**Records with drawing code:**
· · · · · · ·

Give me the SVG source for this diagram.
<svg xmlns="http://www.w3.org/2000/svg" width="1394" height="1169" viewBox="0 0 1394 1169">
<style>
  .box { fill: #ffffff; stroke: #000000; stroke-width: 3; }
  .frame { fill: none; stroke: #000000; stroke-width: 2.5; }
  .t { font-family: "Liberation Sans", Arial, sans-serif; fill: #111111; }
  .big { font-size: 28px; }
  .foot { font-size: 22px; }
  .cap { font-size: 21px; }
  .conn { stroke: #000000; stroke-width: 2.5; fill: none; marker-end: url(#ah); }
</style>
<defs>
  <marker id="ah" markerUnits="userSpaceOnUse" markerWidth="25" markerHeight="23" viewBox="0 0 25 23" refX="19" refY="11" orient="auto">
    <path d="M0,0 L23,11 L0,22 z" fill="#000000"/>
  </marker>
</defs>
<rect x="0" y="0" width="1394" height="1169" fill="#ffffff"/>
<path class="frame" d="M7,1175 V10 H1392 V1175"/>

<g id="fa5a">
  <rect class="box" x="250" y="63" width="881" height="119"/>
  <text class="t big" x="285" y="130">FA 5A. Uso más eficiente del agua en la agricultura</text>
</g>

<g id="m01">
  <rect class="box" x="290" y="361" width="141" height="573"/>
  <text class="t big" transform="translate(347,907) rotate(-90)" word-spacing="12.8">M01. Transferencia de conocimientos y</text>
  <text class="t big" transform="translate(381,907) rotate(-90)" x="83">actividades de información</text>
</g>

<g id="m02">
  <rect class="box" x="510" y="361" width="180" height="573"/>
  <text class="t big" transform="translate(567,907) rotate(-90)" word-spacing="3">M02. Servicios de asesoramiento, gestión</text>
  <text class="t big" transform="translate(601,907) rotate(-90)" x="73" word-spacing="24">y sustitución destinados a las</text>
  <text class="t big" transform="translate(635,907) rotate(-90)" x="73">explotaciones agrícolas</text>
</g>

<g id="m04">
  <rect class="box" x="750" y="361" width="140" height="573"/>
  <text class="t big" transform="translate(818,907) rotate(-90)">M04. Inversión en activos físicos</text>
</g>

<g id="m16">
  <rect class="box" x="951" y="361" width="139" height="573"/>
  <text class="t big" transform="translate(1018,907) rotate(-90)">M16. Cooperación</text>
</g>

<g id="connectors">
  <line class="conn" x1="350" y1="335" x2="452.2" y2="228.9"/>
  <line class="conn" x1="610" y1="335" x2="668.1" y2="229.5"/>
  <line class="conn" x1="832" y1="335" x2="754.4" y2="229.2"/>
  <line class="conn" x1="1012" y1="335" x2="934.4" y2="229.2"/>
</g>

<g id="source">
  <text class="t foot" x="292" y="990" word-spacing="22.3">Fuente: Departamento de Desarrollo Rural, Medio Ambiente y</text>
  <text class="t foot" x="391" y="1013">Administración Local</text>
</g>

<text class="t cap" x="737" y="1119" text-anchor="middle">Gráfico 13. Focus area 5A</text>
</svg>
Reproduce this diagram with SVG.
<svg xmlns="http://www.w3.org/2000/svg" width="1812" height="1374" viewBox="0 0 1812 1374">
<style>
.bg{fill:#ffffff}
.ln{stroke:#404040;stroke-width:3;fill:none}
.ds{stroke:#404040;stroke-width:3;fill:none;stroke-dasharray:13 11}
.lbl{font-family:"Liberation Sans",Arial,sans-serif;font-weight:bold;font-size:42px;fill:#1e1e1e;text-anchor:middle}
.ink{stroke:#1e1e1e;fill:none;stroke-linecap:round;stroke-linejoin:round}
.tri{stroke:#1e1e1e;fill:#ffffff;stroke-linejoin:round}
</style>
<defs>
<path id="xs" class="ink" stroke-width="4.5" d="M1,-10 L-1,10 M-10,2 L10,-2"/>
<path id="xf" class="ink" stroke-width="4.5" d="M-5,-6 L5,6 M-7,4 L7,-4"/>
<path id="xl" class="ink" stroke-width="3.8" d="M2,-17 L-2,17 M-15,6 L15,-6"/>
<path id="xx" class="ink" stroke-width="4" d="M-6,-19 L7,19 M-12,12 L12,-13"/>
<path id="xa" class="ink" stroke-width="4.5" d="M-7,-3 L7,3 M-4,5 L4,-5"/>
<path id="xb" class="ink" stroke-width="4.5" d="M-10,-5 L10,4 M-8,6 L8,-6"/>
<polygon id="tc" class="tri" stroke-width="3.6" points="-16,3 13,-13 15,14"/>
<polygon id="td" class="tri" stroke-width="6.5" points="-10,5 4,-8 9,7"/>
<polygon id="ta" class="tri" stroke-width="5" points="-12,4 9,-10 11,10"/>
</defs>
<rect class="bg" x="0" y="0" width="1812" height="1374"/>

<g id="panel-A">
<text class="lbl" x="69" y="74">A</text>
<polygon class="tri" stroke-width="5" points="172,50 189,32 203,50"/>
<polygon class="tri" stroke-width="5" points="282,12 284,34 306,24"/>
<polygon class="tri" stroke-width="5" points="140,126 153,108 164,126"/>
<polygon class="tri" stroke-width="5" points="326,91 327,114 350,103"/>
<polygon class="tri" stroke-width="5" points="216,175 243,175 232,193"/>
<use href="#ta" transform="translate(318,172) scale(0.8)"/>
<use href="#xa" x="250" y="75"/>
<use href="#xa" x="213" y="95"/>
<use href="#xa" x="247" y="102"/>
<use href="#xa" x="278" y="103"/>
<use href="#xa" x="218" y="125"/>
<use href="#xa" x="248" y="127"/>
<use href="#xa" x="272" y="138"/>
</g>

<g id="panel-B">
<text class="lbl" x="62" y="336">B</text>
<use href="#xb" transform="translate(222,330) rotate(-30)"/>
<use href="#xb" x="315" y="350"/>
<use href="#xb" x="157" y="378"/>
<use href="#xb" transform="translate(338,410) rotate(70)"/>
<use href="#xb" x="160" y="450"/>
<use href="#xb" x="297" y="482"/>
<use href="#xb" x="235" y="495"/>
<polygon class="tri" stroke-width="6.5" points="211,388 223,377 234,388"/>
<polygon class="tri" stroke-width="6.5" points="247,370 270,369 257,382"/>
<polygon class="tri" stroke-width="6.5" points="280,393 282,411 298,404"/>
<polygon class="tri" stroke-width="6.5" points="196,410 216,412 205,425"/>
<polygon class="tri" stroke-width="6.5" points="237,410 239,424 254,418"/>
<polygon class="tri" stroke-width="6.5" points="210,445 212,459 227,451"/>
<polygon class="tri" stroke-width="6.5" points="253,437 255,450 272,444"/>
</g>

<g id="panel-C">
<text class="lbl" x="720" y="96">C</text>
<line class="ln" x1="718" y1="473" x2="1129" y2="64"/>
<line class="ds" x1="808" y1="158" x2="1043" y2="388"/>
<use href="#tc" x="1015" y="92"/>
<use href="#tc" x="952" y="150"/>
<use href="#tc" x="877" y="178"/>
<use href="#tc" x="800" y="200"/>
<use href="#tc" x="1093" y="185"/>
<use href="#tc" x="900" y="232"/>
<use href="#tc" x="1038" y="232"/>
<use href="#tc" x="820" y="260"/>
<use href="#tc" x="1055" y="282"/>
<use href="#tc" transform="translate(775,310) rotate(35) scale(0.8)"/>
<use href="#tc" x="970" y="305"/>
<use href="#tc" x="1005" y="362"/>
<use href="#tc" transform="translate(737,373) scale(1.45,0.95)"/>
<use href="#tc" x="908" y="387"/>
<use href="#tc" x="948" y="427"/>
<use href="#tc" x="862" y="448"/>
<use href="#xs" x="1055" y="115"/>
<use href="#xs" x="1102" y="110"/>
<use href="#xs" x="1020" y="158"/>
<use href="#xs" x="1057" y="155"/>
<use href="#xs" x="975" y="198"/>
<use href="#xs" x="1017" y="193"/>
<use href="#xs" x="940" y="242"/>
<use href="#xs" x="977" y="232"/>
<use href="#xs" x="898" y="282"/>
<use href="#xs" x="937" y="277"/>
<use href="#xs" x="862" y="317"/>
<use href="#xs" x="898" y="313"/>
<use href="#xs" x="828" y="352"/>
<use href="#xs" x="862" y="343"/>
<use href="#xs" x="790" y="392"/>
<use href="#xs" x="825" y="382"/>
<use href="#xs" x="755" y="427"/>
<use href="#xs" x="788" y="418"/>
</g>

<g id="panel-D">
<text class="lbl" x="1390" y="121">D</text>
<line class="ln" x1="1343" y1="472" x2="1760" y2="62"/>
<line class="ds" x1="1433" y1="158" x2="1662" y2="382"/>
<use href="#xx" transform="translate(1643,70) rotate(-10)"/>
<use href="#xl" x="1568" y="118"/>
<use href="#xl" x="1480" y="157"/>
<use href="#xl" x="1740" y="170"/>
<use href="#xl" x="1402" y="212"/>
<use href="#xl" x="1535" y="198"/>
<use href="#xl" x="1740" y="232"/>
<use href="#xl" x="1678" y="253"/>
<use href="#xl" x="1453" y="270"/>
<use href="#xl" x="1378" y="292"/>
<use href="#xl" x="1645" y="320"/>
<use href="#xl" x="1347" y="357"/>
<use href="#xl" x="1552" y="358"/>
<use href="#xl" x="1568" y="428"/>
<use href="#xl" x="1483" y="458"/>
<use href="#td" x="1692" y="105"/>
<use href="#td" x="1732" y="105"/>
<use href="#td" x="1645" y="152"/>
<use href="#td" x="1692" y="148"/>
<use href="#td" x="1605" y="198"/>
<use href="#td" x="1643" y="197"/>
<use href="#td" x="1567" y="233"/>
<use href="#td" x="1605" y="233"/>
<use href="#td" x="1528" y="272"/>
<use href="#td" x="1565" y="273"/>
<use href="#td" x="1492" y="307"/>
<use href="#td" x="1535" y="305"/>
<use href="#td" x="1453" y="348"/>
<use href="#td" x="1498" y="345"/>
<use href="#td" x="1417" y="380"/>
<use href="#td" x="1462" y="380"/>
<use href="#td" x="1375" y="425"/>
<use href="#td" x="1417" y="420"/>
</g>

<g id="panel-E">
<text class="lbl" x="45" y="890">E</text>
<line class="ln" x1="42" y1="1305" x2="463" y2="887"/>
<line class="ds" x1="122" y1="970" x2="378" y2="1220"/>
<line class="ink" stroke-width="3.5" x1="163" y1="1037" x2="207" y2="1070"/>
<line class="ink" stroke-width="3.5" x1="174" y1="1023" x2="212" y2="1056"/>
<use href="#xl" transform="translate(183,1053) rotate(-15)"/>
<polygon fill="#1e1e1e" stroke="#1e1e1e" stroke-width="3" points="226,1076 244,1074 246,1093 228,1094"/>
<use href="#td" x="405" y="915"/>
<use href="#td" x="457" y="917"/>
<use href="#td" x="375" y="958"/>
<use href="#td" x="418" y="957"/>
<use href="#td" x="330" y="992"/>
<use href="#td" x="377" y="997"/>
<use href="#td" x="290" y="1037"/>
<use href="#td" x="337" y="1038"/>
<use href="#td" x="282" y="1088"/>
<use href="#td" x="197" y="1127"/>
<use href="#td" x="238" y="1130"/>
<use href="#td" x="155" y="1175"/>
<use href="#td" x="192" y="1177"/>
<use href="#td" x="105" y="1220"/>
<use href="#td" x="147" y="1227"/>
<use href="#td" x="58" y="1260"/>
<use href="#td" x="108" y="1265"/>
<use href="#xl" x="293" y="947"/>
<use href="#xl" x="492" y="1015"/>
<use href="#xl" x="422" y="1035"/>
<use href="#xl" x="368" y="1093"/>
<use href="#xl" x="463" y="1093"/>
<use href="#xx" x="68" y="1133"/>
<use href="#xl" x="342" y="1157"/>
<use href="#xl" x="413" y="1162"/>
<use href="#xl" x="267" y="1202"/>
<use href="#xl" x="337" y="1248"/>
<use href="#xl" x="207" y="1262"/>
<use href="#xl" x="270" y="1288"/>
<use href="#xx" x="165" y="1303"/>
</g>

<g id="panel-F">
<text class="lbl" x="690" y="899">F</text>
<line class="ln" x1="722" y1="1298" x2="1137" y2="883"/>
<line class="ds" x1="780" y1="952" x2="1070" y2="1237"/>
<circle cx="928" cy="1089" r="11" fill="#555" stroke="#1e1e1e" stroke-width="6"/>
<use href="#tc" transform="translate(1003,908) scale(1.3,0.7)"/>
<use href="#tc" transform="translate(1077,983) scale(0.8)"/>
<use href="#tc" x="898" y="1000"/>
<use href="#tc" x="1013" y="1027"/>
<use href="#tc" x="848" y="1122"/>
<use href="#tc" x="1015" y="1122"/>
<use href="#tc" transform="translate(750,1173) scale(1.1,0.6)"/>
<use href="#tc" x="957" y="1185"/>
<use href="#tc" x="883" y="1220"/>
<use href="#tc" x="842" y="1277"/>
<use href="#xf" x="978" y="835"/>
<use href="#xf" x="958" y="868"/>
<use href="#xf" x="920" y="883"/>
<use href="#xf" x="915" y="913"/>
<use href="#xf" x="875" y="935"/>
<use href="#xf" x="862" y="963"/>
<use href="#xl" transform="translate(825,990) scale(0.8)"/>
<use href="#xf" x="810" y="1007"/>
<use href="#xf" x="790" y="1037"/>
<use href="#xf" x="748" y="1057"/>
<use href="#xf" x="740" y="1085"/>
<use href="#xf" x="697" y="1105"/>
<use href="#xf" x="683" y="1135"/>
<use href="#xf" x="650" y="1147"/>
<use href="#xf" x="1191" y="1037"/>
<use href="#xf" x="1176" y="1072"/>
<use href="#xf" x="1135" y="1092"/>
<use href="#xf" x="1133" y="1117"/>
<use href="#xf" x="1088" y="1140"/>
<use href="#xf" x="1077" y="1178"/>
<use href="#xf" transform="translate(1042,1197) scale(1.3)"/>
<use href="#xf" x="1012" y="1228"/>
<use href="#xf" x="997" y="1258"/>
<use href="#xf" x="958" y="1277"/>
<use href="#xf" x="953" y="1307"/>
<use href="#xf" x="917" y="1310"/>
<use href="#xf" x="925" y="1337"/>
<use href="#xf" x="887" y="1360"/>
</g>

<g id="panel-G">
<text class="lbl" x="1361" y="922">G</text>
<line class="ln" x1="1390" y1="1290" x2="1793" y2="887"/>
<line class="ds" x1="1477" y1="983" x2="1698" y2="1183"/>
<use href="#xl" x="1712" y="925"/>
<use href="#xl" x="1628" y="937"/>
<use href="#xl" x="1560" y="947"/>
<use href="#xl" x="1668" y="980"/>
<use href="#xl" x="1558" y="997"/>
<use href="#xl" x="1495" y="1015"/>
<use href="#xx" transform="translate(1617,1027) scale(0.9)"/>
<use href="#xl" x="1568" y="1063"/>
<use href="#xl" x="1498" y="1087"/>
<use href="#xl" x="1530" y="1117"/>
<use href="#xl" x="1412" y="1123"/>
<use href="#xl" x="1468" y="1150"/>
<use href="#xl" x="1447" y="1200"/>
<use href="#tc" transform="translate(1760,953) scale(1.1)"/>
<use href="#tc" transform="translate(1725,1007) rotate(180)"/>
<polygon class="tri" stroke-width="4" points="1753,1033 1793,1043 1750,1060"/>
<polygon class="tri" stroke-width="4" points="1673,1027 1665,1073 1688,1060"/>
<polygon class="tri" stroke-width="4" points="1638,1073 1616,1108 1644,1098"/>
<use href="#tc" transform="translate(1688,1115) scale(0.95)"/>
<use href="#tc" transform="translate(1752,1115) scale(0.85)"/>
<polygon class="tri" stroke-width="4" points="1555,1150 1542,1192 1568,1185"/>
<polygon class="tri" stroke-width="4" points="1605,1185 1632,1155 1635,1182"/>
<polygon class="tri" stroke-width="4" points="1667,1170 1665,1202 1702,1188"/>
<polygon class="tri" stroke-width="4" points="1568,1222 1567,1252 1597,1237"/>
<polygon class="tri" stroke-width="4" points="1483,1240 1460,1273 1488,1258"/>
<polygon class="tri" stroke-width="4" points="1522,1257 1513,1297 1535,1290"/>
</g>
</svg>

· · · · · · ·

Check each line of the data above for the word "source", then state how many lines have it. Give the number alone.

**Result of this exercise:** 2